◆ TO BE DONE: Only the lines from the one with "Clone this chart in Chart.js." through the one with "const prices = ['0.02', '0.03', '0.04', '0.05', '0.06', '0.07'];", inclusive, should be echoed exactly; pictures are left out.

◆ INPUT:

++++++++

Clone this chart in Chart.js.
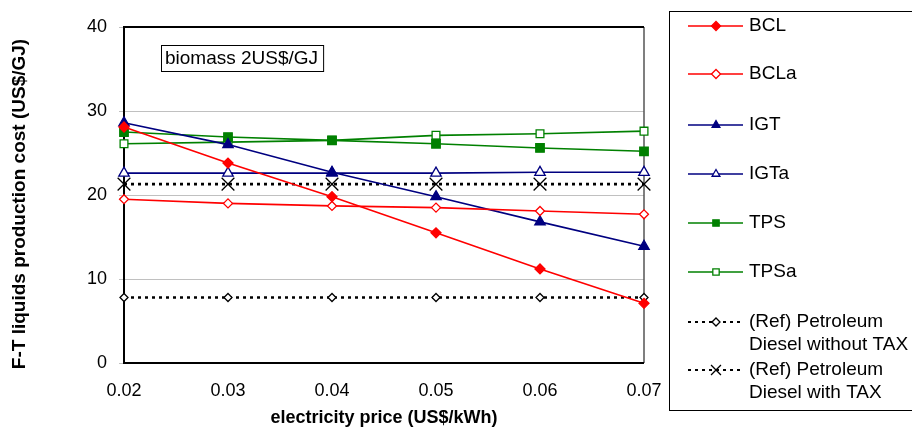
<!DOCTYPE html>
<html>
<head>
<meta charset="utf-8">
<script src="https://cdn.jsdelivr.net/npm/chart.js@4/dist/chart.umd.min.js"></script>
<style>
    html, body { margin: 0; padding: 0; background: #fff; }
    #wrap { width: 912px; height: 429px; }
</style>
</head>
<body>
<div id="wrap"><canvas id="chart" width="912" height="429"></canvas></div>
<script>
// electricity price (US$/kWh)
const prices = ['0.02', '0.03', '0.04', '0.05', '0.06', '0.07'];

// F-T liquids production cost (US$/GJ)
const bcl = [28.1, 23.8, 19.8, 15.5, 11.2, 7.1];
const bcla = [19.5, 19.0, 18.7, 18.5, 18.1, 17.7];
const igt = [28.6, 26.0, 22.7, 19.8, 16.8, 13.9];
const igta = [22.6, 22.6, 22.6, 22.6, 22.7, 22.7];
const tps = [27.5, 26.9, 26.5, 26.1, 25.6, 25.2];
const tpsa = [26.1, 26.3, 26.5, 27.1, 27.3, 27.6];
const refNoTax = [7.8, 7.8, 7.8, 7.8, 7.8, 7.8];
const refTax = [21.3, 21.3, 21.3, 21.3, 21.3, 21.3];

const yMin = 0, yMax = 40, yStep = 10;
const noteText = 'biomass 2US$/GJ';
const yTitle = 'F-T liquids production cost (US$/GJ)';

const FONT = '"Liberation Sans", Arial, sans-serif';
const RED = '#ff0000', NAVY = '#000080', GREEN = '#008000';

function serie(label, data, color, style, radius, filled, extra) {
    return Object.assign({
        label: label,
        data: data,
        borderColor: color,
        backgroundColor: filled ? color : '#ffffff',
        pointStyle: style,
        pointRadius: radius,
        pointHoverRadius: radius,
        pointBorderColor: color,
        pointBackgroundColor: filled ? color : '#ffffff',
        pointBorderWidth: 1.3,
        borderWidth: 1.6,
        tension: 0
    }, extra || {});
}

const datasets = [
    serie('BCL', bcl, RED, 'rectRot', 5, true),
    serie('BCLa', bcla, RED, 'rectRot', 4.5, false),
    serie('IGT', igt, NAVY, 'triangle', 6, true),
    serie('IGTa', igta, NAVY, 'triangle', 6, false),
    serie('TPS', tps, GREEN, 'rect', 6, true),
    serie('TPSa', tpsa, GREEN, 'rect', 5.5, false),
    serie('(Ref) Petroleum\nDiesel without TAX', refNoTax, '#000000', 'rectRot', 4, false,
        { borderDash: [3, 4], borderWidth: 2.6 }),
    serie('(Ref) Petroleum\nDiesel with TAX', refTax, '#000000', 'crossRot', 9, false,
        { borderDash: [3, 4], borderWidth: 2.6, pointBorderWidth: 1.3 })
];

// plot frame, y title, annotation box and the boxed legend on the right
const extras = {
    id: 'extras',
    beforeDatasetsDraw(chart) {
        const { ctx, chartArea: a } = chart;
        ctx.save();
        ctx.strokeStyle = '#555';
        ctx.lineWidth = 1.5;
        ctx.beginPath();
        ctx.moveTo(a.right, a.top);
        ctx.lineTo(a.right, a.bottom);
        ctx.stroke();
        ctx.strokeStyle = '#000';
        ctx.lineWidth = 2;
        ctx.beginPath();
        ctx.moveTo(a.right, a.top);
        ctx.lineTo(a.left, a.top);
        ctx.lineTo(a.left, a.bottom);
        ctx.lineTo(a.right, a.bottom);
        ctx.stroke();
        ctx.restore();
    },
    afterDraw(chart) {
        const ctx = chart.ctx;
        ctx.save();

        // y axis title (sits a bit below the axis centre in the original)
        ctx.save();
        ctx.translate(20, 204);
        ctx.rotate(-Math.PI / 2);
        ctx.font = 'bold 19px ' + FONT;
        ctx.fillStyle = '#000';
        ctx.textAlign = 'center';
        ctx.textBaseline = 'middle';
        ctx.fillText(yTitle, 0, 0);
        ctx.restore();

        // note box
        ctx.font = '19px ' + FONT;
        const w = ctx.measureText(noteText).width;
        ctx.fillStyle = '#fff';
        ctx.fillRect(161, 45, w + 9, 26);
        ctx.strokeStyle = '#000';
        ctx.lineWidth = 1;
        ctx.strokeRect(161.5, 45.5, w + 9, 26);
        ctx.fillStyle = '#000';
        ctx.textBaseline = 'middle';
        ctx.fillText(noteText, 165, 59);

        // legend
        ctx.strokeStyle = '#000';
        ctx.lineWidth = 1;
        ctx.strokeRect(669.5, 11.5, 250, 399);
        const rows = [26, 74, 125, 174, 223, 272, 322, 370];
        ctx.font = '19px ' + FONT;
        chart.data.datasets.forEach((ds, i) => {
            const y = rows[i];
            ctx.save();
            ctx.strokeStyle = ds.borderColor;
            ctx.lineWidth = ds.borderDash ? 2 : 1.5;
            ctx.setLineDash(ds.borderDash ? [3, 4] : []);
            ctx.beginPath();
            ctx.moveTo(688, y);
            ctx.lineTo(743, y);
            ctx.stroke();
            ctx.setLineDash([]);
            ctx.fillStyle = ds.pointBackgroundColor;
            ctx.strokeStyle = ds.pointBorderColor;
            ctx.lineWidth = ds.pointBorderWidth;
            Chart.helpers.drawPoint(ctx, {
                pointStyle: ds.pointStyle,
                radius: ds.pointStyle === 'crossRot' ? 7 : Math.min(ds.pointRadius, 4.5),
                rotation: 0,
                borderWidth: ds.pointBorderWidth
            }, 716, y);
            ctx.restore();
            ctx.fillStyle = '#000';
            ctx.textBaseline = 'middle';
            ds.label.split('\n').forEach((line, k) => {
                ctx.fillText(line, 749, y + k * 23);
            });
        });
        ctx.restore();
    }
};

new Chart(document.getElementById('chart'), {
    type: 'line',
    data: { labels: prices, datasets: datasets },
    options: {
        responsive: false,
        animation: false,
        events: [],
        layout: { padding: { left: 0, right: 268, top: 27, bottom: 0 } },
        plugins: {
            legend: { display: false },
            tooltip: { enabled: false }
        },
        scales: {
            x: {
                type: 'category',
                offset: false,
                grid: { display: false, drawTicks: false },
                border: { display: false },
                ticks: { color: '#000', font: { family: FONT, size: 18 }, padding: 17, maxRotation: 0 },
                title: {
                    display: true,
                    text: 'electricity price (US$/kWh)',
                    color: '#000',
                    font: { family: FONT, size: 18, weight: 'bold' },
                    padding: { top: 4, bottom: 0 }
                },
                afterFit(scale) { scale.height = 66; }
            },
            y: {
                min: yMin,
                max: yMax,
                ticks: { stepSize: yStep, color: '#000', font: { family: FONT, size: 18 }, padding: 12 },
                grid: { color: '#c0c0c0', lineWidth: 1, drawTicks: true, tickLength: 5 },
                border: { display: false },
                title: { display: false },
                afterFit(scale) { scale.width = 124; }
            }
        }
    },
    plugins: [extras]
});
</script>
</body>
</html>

++++++++

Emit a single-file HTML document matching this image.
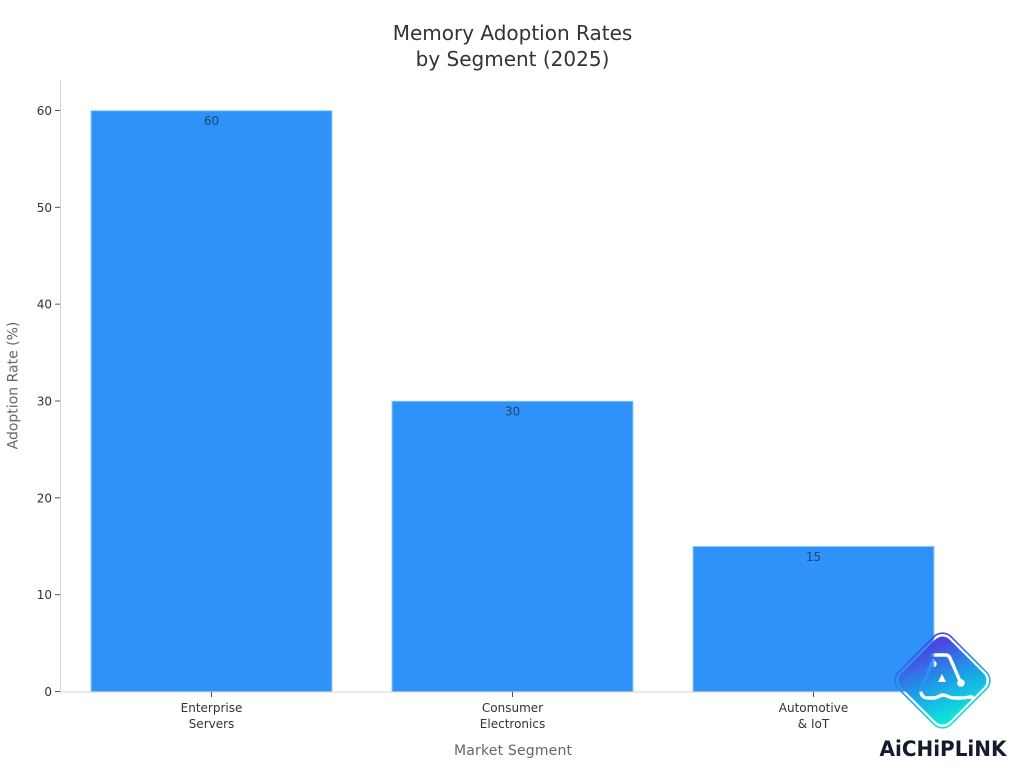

++++++++

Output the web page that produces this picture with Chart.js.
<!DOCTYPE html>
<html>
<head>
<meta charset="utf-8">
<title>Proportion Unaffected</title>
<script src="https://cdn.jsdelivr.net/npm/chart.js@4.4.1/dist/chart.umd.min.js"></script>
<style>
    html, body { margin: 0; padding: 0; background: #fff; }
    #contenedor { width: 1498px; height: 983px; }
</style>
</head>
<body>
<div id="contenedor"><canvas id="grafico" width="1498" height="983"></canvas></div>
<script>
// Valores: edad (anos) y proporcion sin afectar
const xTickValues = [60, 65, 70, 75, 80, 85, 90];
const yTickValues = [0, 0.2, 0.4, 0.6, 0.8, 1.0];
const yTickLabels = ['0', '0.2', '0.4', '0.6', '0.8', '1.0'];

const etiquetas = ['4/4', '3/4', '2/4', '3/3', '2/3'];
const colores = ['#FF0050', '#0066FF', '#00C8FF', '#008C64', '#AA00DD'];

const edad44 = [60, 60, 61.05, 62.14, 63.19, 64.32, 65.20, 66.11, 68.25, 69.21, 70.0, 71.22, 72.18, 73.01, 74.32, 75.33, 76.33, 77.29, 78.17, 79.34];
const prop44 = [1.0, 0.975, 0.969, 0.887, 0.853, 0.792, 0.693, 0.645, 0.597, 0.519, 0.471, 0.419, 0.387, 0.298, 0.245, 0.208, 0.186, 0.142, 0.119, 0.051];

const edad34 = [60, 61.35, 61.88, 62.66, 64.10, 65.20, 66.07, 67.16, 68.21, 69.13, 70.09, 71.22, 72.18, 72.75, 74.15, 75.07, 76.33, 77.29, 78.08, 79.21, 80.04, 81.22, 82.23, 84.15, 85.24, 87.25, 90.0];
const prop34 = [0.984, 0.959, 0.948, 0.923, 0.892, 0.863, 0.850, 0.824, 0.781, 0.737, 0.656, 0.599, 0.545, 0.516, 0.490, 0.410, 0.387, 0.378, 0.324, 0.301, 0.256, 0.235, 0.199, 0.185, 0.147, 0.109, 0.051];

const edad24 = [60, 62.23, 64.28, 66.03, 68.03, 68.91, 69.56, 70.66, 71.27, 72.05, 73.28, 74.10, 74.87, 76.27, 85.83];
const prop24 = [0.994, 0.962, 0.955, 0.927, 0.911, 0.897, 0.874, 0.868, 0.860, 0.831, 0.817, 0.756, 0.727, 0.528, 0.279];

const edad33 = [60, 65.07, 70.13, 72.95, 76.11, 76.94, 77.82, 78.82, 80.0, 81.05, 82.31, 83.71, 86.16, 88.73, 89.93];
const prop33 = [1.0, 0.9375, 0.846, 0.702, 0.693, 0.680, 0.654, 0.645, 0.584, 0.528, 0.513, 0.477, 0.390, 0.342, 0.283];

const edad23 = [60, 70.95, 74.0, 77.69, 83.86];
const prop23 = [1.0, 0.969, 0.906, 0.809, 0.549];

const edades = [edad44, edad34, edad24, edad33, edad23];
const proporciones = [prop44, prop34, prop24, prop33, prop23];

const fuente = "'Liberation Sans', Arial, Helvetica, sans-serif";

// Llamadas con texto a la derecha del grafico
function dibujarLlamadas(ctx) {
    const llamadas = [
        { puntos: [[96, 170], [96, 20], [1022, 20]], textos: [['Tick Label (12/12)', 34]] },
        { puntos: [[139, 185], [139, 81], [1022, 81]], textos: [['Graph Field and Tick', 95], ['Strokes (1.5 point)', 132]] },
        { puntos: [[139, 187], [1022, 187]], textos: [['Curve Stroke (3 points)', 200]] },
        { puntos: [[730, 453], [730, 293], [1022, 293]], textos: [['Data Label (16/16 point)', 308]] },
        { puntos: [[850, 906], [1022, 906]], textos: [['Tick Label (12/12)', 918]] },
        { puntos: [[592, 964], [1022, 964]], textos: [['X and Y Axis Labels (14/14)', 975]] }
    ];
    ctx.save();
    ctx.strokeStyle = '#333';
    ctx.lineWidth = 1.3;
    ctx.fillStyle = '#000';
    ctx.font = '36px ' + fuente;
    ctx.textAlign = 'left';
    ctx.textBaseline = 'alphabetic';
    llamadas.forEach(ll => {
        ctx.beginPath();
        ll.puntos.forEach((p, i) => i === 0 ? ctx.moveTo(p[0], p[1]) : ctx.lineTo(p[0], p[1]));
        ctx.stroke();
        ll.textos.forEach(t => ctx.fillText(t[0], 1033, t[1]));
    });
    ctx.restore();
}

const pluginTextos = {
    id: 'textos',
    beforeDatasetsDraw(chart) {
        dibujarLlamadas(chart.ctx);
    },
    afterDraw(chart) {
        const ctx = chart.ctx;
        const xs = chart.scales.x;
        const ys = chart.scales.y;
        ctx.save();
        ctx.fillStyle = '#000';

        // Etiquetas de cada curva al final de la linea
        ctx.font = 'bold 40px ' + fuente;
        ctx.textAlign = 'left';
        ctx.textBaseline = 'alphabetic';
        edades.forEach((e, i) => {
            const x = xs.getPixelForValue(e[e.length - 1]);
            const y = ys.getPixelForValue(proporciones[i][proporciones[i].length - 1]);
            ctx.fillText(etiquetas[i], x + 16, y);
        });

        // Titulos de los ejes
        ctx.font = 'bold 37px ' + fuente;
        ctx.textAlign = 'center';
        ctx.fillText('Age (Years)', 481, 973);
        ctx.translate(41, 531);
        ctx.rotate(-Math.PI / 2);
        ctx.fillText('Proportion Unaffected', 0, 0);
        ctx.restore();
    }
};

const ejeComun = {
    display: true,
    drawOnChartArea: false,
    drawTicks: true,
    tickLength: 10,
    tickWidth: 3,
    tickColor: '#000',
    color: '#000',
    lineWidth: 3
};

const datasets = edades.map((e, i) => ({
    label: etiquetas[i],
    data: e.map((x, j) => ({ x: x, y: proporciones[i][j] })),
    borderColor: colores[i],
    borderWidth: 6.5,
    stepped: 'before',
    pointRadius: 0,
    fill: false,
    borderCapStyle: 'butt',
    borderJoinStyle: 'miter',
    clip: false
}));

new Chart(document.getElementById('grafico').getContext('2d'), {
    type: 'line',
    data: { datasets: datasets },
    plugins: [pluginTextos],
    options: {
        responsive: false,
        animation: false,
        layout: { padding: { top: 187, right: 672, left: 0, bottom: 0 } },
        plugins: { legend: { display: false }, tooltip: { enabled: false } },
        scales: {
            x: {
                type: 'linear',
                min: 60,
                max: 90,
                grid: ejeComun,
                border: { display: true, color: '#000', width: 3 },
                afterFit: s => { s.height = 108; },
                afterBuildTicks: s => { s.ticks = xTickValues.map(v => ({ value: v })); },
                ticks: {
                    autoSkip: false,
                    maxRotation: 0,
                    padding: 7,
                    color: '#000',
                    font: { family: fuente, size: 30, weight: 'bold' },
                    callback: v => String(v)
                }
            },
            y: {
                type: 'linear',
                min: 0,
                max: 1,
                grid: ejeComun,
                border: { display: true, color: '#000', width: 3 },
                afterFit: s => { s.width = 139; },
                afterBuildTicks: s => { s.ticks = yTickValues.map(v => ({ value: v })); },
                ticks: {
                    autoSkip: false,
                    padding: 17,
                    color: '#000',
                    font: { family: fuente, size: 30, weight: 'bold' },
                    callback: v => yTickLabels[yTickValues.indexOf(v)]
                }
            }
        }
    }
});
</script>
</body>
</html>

++++++++

◆ RESULT:
Clone this chart in Chart.js.
<!DOCTYPE html>
<html>
<head>
<meta charset="utf-8">
<script src="https://cdn.jsdelivr.net/npm/chart.js@4/dist/chart.umd.min.js"></script>
<style>
    html, body { margin: 0; padding: 0; background: #fff; }
    #wrap { width: 912px; height: 429px; }
</style>
</head>
<body>
<div id="wrap"><canvas id="chart" width="912" height="429"></canvas></div>
<script>
// electricity price (US$/kWh)
const prices = ['0.02', '0.03', '0.04', '0.05', '0.06', '0.07'];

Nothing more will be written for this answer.